Briser la ronde des opinions bien marinées dans le maigre jus d'attention dont nous sommes capable, est un travail herculéen. Il faut parler plus longtemps qu'autrui, puisque l'idée nouvelle est bien plus difficile à percevoir, surtout si elle ressemble, par certains côtés, à d'autres opinions ressassées à outrance par le bain médiatique. La nuance, l'indéfinie ambiguïté d'une simple phrase courte semble échapper à mes semblables. Il faut de la patience pour remonter les racines d'un signifié, puis parcourir ses branches, et ne parlons pas des forêts primordiales que forment de simples agencements de mots en apparence anodins.

Pourtant, respecter l'autre, dialoguer avec lui, c'est bien faire ce travail presque infini, oui c'est cela aimer autrui.

Tandis que je nettoie les écuries d'Augias, tente de faire place nette, invariablement j'observe l'autre déverser sur le sol ses immondices internes mal digérés, m'ensevelir sous le torrent excrémentiel de jugements inanalysés et encore moins compris.

Écouter c'est, pour un temps, suspendre ses certitudes rassurantes, l'illusion doucereuse d’enserrer le réel dans une image, un modèle théorique bien souvent fait de bric et de broc et dont l'assemblage branlant d'éléments disparate menace de s'écrouler dès la moindre analyse rigoureuse. Écouter c'est accepter de vivre sans foyer, nomade pour un temps, vulnérable et offert à cette vacuité joyeuse des sceptiques qui fait la terreur de tous les fanatiques de toutes religions confondues, qu'elles soient laïques ou non.

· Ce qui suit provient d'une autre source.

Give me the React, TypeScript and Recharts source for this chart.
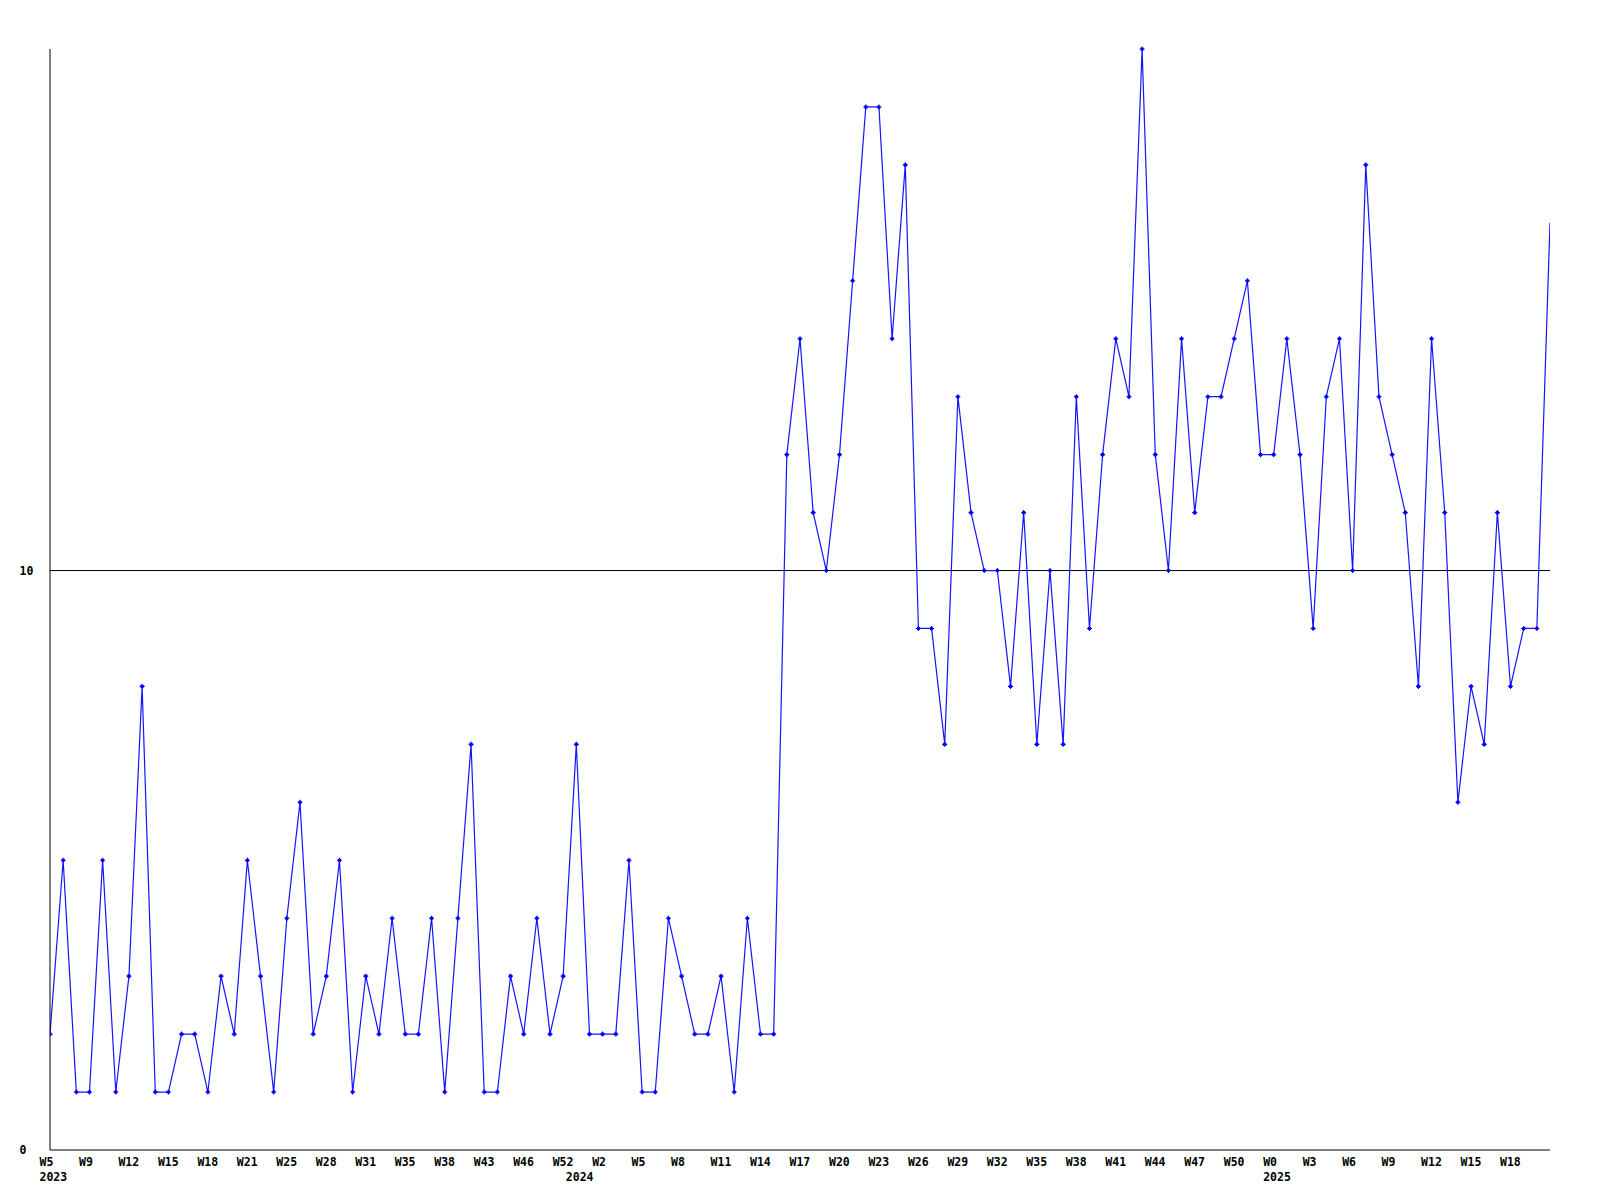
import { LineChart, Line, XAxis, YAxis, ReferenceLine } from "recharts"

// weekly counts, first point = W5 2023
const values = [
  2, 5, 1, 1, 5, 1, 3, 8, 1, 1, 2, 2, 1, 3, 2, 5, 3, 1, 4, 6,
  2, 3, 5, 1, 3, 2, 4, 2, 2, 4, 1, 4, 7, 1, 1, 3, 2, 4, 2, 3,
  7, 2, 2, 2, 5, 1, 1, 4, 3, 2, 2, 3, 1, 4, 2, 2, 12, 14, 11, 10,
  12, 15, 18, 18, 14, 17, 9, 9, 7, 13, 11, 10, 10, 8, 11, 7, 10, 7, 13, 9,
  12, 14, 13, 19, 12, 10, 14, 11, 13, 13, 14, 15, 12, 12, 14, 12, 9, 13, 14, 10,
  17, 13, 12, 11, 8, 14, 11, 6, 8, 7, 11, 8, 9, 9, 16,
]

// one label every 3rd week, as printed on the original
const weekLabels = [
  "W5", "W9", "W12", "W15", "W18", "W21", "W25", "W28", "W31", "W35", "W38", "W43", "W46",
  "W52", "W2", "W5", "W8", "W11", "W14", "W17", "W20", "W23", "W26", "W29", "W32", "W35",
  "W38", "W41", "W44", "W47", "W50", "W0", "W3", "W6", "W9", "W12", "W15", "W18",
]
const weekTickAt = weekLabels.map((_, k) => k * 3)

const yearLabels = ["2023", "2024", "2025"]
const yearTickAt = [0, 40, 93]

const yTicks = [0, 10]

const data = values.map((v, i) => ({ i, v }))

const tickInfo = new Map<number, { week?: string; year?: string }>()
weekTickAt.forEach((at, k) => tickInfo.set(at, { week: weekLabels[k] }))
yearTickAt.forEach((at, k) => tickInfo.set(at, { ...(tickInfo.get(at) || {}), year: yearLabels[k] }))
const allTicks = [...tickInfo.keys()].sort((a, b) => a - b)

const FONT = "'DejaVu Sans Mono', monospace"
const FONT_SIZE = 11.5
const PLOT_BOTTOM = 1150

const XTick = (props: any) => {
  const info = tickInfo.get(props.payload.value) || {}
  const x = props.x - 10.5
  return (
    <g>
      {info.week && (
        <text x={x} y={PLOT_BOTTOM + 11.5} fontFamily={FONT} fontWeight="bold" fontSize={FONT_SIZE} fill="#000" dominantBaseline="central">
          {info.week}
        </text>
      )}
      {info.year && (
        <text x={x} y={PLOT_BOTTOM + 26.5} fontFamily={FONT} fontWeight="bold" fontSize={FONT_SIZE} fill="#000" dominantBaseline="central">
          {info.year}
        </text>
      )}
    </g>
  )
}

const YTick = (props: any) => (
  <text x={19.5} y={props.y} fontFamily={FONT} fontWeight="bold" fontSize={FONT_SIZE} fill="#000" dominantBaseline="central">
    {props.payload.value}
  </text>
)

const Marker = (props: any) => {
  const { cx, cy, index } = props
  if (index === values.length - 1) return <g key={`m${index}`} />
  return (
    <path
      key={`m${index}`}
      d={`M${cx - 2.5},${cy}H${cx + 2.5}M${cx},${cy - 2.5}V${cy + 2.5}M${cx - 1},${cy - 1}h2v2h-2z`}
      stroke="#0000ff"
      strokeWidth={1.1}
      fill="#0000ff"
    />
  )
}

export default function App() {
  return (
    <div style={{ position: "absolute", left: 0, top: 0, background: "#fff" }}>
      <LineChart width={1600} height={1200} data={data} margin={{ top: 49, right: 50, bottom: 0, left: 20 }}>
        <XAxis
          dataKey="i"
          type="number"
          domain={[0, 114]}
          ticks={allTicks}
          interval={0}
          height={50}
          tickLine={false}
          axisLine={{ stroke: "#000" }}
          tick={<XTick />}
          allowDataOverflow
        />
        <YAxis
          type="number"
          domain={[0, 19]}
          ticks={yTicks}
          width={30}
          tickLine={false}
          axisLine={{ stroke: "#000" }}
          tick={<YTick />}
        />
        <ReferenceLine y={10} stroke="#000" />
        <Line
          dataKey="v"
          stroke="#1414ff"
          strokeWidth={1.2}
          dot={<Marker />}
          activeDot={false}
          isAnimationActive={false}
        />
      </LineChart>
    </div>
  )
}
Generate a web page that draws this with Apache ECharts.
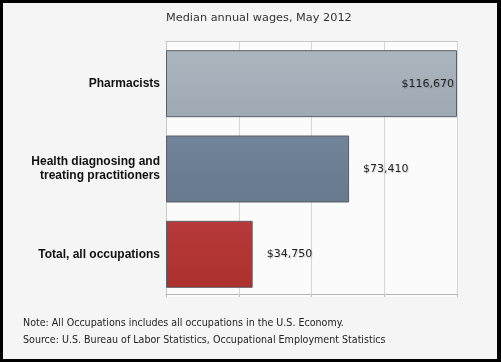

Cela vous est intolérable, soit. Mais il m'est tout autant impossible de continuer à écouter vos antiennes affirmées avec autant d'aplomb que les fondements en sont fragiles et incompris. Quand vous comprendrez vos propres idées, peut-être en percevrez-vous la porosité et pourrons-nous alors traverser allègrement sur le train de la logique chacune de ces stations que vous nommez patrie, et qui ne sont en fait que des images glacées au front des cartes postales.

En attendant, je mets les voile. Je me drape dans ma véhémence dialogique et mon débit effréné de parole pour les replier sur le silence dont ils sont issus. L'écriture, celle qui n'est pas un passe-temps mais une perfusion de l'âme, est le fruit de cette frustration que connaissent mes semblables, amoureux du dialogue dans un monde où ce dernier se confond avec l'échange anodin de mots d'esprits.

mardi 27 mars 2018

La prison intérieure

Combien vivent la contradiction comme une violence, presque gratuite, tout du moins évitable et improductive. Ne pas être d'accord avec eux, argumenter contre leurs opinions, c'est être seulement négatif, c'est chercher à détruire leurs positions sans rien fournir en retour, rien d'autre que la nuance inconfortable, l'indéfini du relatif, qui ne donne pas de réponse mais invite au dépassement de ces dernières, à la remise en question, au mouvement. Nos esprits, comme nos corps sont devenus sédentaires, mais de manière pathologique: nous en sommes devenus fragiles, incapable de faire face à la richesse d'en environnement, d'un réel, qui excède incommensurablement (puisque qualitativement aussi) nos représentations, nos photographies trop figées des dynamiques à l'oeuvre dans le système monde.

Savoir se contredire soi-même avant tout. Je n'y vois aucune violence, mais bien plutôt le fondement nécessaire à l'existence de l'altérité, et donc à celle de l'autre, de sa voix, de sa réalité. Peut-être avons-nous trouvé en la contradiction sereine un des piliers les plus solides de la démocratie. Celle-ci est inconfortable, comme la contradiction. Elle n'est pas rassurante, pour certains, parce qu'elle ne se nourrit pas de réduction à l'Un (cette assertion est bien entendu relative), de répétition du même, de consensus, mais au contraire, elle provoque le doute, insuffle en l'esprit l'incertitude quant à ses propres convictions, produit de la richesse, c'est à dire de la diversité et de la différence. Or c'est précisément dans cette différence, dans ce jeu entre les dogmes que naît l'espace-temps où vit l'esprit, où il a tout loisir de croître, de se métamorphoser, de s’affûter, de devenir ce qu'il est. L'aurions-nous oublié?

Celui qui vous contredit, s'il le fait dans les formes, et par ce processus s'interroge lui aussi avec vous sur le sujet de débat, alors celui-là vous libère. Tout comme le sceptique se libère lui-même de ses propres tendances au dogme, à la stagnation dans laquelle croupit malicieusement l'intelligence, tissant et re-tissant les mêmes liens, qui deviendront bientôt les barreaux incassables d'un système de pensée monolithique, cristallisé dans l'éternité minérale.

S'enfermer, toujours plus en sécurité, toujours plus barricadé dans la citadelle intérieure inviolée, et bientôt inviolable, c'est mourir au monde, s'en retirer. La pluie, l'orage, le soleil qui brûle, la grêle, l'automne, l'hiver ont aussi leur vertus, ils font partie du monde, comme le reste.